Six Ways People Choose Their Beliefs
Mark Mittelberg wrote an interesting book called Choosing Your Faith, where he discusses the common ways by which people choose their religious beliefs. He outlines six common ways people choose their faith. I have summarized them below for your interest.
- Relativism: truth is a personal choice. This mindset adheres to “what’s true for you may not be what’s true for me”, a common way of looking at reality in our modern world. Often it is declared that there is no such thing as absolute truth, but rather truth is relative to each person. It is a common way of thinking among many post-moderns. In terms of faith, this usually plays out as whatever religion works for you is the right one for you.
- Tradition: truth is what you’ve always known. Many of us have grown up with religious parents, and we simply believe what they have believed – no questions asked. This approach values what has been historically accepted as truth over what current thinking, evidence, or feelings might suggest. Faith is passed on from generation to generation simply because that is what we have always done and believed.
- Authority: truth is forced upon you. Some religions use a dictator-like approach to passing on the faith to the next generation, where it is simply forced along regardless of one’s will. In some extreme cases, those who deny that faith are essentially kicked-out of their community or sometimes even killed.
- Intuition: truth is what you feel. Some people believe something to be true not based on facts but on instinct. Even in the absence of evidence, something could be considered true merely because of a feeling or gut instinct. This approach to faith means that truth may be remain constant but not necessarily be found in the same way by different people. Intuition, it would be thought, is to be above factual information or logic.
- Mystical: truth is what God tells me. Getting a message from God is what is called “divine revelation”, and some people choose their faith through this method. They have some kind of mystical experience where they feel that God has spoken to them, and therefore they believe whatever was revealed in that moment. This can be through dreams, visions, voices, ethereal experiences etc.
- Evidence: truth is what logic and reason support. The final way people choose their faith is by examining what evidence there is for a given truth claim. They evaluate beliefs to see if they are logical, reasonable, and if there is evidence to back them up. This method places a high emphasis on thought and a low emphasis on feelings.
I would suggest that the wisest approach would be the final one. Each other approach is flawed in some form or another. Truth cannot be different for each person; this is a self-contradictory claim. Even to say “there is no absolute truth” is itself a claim of absolute truth, thereby debunking the whole concept of relative truth.
Additionally, while tradition may not always be bad, it can be if the tradition being held is one that is harmful or untrue. It is good and healthy to ask questions and not simply adopt tradition without first thinking critically. Traditions and common beliefs should be tested, not for the sake of stirring up controversy, but for an honest, humble search for truth.

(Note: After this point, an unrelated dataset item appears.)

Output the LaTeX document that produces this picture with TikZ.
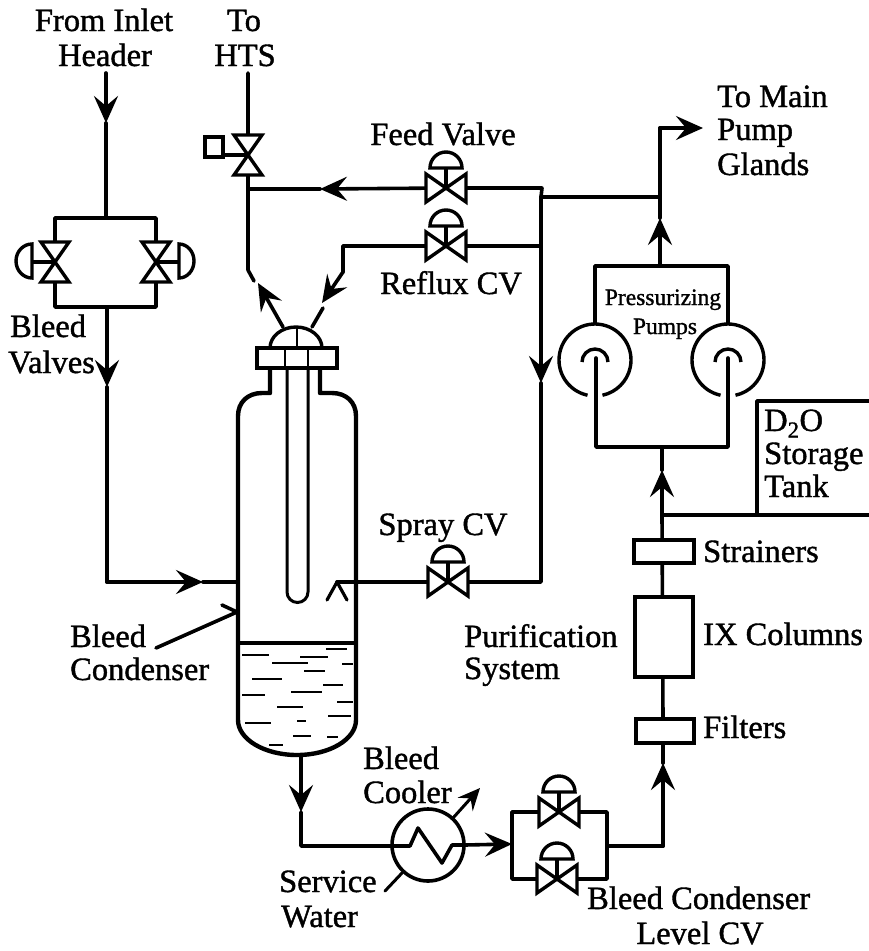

The authoritative view as well is weak, since forcing someone to believe something does not make it true. Truth never changes regardless if it is forced to be believed or adopted willfully. One should not simply believe something because it is forced upon them, but rather assess the belief and think for themselves.
Relying on intuition is also unwise. Sometimes gut instincts are right, but other times they are wrong. Our feelings are inconsistent and unstable, while truth is neither of those things. Therefore we cannot trust our own intuition to lead us into truth.
The mystical approach does not take into account that spiritual experiences may not always be from God, but rather from an untrustworthy spiritual source. It is next to impossible to determine if a given experience was truly from God based on the experience alone unless there is a set standard to compare it to.
This brings us to the final approach of evidence. The reality of a set standard of truth means we have a way to measure mystical experiences. It also will keep us from allowing our unstable emotions to lead us astray, gives us a way to test our traditional understandings, provides an un-changing source of truth, and allows us to think for ourselves what we should or should not believe. Therefore choosing our beliefs should be done in a way that engages the mind and entails a thoughtful and careful examination of evidence. Using reason and logic in this way, we can form beliefs that have a strong foundation to stand on and are more likely to represent an accurate view of reality.